Volatility trading is about the price of fear. When markets are scared, they pay a premium for protection (high VIX). When they're complacent, protection is cheap. The volatility desk identifies when this fear premium is mispriced and how to profit from it.
The VIX measures how much the market expectsthe S&P 500 to move over the next 30 days. This is called implied volatility (IV). The actual movement is realised volatility (RV). The gap between the two is the fear premium.
Historically, IV almost always overstates what actually happens. People pay too much for insurance. This means selling volatility (SHORT direction) has a built-in edge — but the downside when it goes wrong can be severe.

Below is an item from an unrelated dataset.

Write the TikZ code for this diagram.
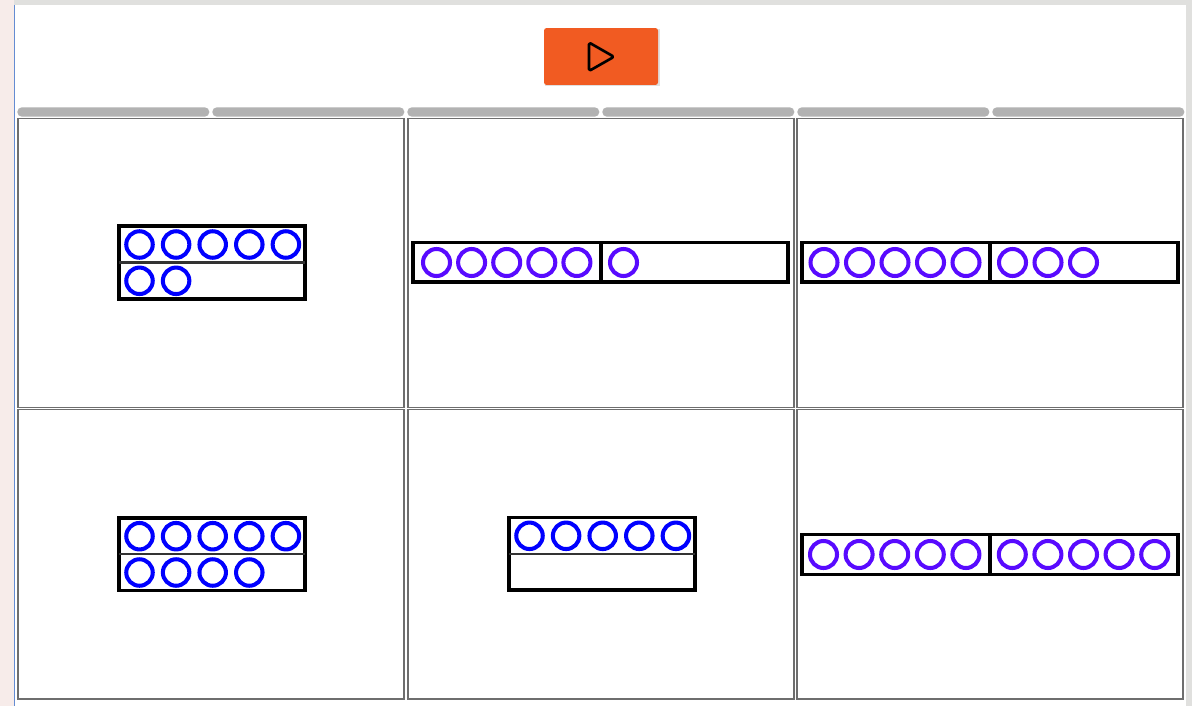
\documentclass[tikz,border=0pt]{standalone}
\usepackage{xcolor}
\usepackage{tikz}
\usetikzlibrary{positioning}
\definecolor{playorange}{RGB}{241,91,34}
\definecolor{dotblue}{RGB}{0,0,255}
\definecolor{dotviolet}{RGB}{88,10,255}
\definecolor{bargray}{RGB}{178,178,178}
\definecolor{framegray}{RGB}{110,110,110}
\definecolor{pagepink}{RGB}{247,236,234}
\definecolor{pagegray}{RGB}{224,224,222}
\definecolor{edgeblue}{RGB}{100,140,210}

\begin{document}
\begin{tikzpicture}[x=0.02cm, y=-0.02cm,
  frame/.style={draw=framegray, line width=0.9pt, fill=white},
  tenbox/.style={draw=black, line width=2.1pt},
  midline/.style={draw=black!80, line width=1.2pt},
  bluedot/.style={draw=dotblue, line width=2.3pt},
  violetdot/.style={draw=dotviolet, line width=2.3pt},
  bar/.style={fill=bargray, rounded corners=2.6pt},
  playbtn/.style={fill=playorange, rounded corners=1.5pt, minimum width=2.28cm, minimum height=1.14cm, inner sep=0pt}
]
\useasboundingbox (0,0) rectangle (1192,706);

% page background
\fill[pagegray] (0,0) rectangle (1192,706);
\fill[pagepink] (0,0) rectangle (14,706);
\fill[white] (15,5) rectangle (1186,706);
\draw[edgeblue, line width=0.6pt] (14.5,5) -- (14.5,706);

% play button
\fill[black!12] (545,29.5) rectangle (659.5,86.5);
\node[playbtn] (play) at (601,56.5) {};
\draw[line width=1.5pt, line join=round, rounded corners=1pt] (589,42.5) -- (589,71) -- (614,56.8) -- cycle;

% progress bars
\foreach \i in {0,...,5}
  \fill[bar] (17.3+195*\i,107.3) rectangle ++(192,9.4);

% frames
\foreach \xa in {18,408,797} {
  \draw[frame] (\xa,118.5) rectangle ++(386,289);
  \draw[frame] (\xa,409.5) rectangle ++(386,289.5);
}

% frame 1: 5 + 2
\draw[tenbox] (119,226) rectangle (305,299);
\draw[midline] (119,262.5) -- (305,262.5);
\foreach \i in {0,...,4} \draw[bluedot] (139.5+36.6*\i,244.5) circle[radius=0.265cm];
\foreach \i in {0,1} \draw[bluedot] (139.5+36.6*\i,280.8) circle[radius=0.265cm];

% frame 2: 5 | 1
\draw[tenbox] (413,242.5) rectangle (788,282);
\draw[tenbox] (601,242.5) -- (601,282);
\foreach \i in {0,...,4} \draw[violetdot] (436.5+35.1*\i,262.5) circle[radius=0.27cm];
\draw[violetdot] (623.5,262.5) circle[radius=0.27cm];

% frame 3: 5 | 3
\draw[tenbox] (802,242.5) rectangle (1178,282);
\draw[tenbox] (990,242.5) -- (990,282);
\foreach \i in {0,...,4} \draw[violetdot] (824+35.5*\i,262.5) circle[radius=0.27cm];
\foreach \i in {0,...,2} \draw[violetdot] (1012.5+35.5*\i,262.5) circle[radius=0.27cm];

% frame 4: 5 + 4
\draw[tenbox] (119,518) rectangle (305,590.5);
\draw[midline] (119,554.3) -- (305,554.3);
\foreach \i in {0,...,4} \draw[bluedot] (139.5+36.6*\i,536.2) circle[radius=0.265cm];
\foreach \i in {0,...,3} \draw[bluedot] (139.5+36.6*\i,572.5) circle[radius=0.265cm];

% frame 5: 5 + 0
\draw[tenbox] (509,517.5) rectangle (695,590);
\draw[midline] (509,553.8) -- (695,553.8);
\foreach \i in {0,...,4} \draw[bluedot] (529.5+36.6*\i,535.8) circle[radius=0.265cm];

% frame 6: 5 | 5
\draw[tenbox] (802,534.5) rectangle (1178,574.5);
\draw[tenbox] (990,534.5) -- (990,574.5);
\foreach \i in {0,...,4} \draw[violetdot] (823.5+35.6*\i,554.5) circle[radius=0.27cm];
\foreach \i in {0,...,4} \draw[violetdot] (1012.3+35.6*\i,554.5) circle[radius=0.27cm];

\end{tikzpicture}
\end{document}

SHORT direction means selling volatility — you profit when VIX falls or stays flat. This is like selling insurance. You collect premium, but if a storm hits, you pay out.
LONG direction means buying volatility — you profit when VIX spikes. This is like buying insurance before a storm. Most of the time it costs you money, but when it pays off, it can pay off big.
The suggested trade structure tells you specifically how to implement the view. For example, "sell SPX put spread at current - 5% / current - 10%, 30 DTE" means: sell a put option 5% below the current S&P level and buy another 10% below, expiring in 30 days. Your maximum loss is the width of the spread minus the premium received.
The scenario payoffs show how this trade would perform under different macro outcomes. A SHORT vol trade might show "+15%" in the base case but "-40%" in a recession scenario — that asymmetry is the whole game.
A VIX of 20 means nothing by itself. But a VIX of 20 at the 85th percentile (higher than 85% of the past year) tells you fear is elevated relative to recent history. The percentile is more useful than the absolute level.
1. Check the fear premium: ELEVATED, NORMAL, or COMPRESSED.
2. Check the VIX percentile — is fear high or low relative to history?
3. Check for catalysts — is there a specific event that will resolve and let vol normalize?
4. Check the macro regime — is this a good environment for selling or buying vol?
5. Use the suggested structure. Spreads limit your risk. Follow the DTE suggestion.
6. Set the invalidation level. If VIX breaks through it, exit. Do not add to losing vol positions.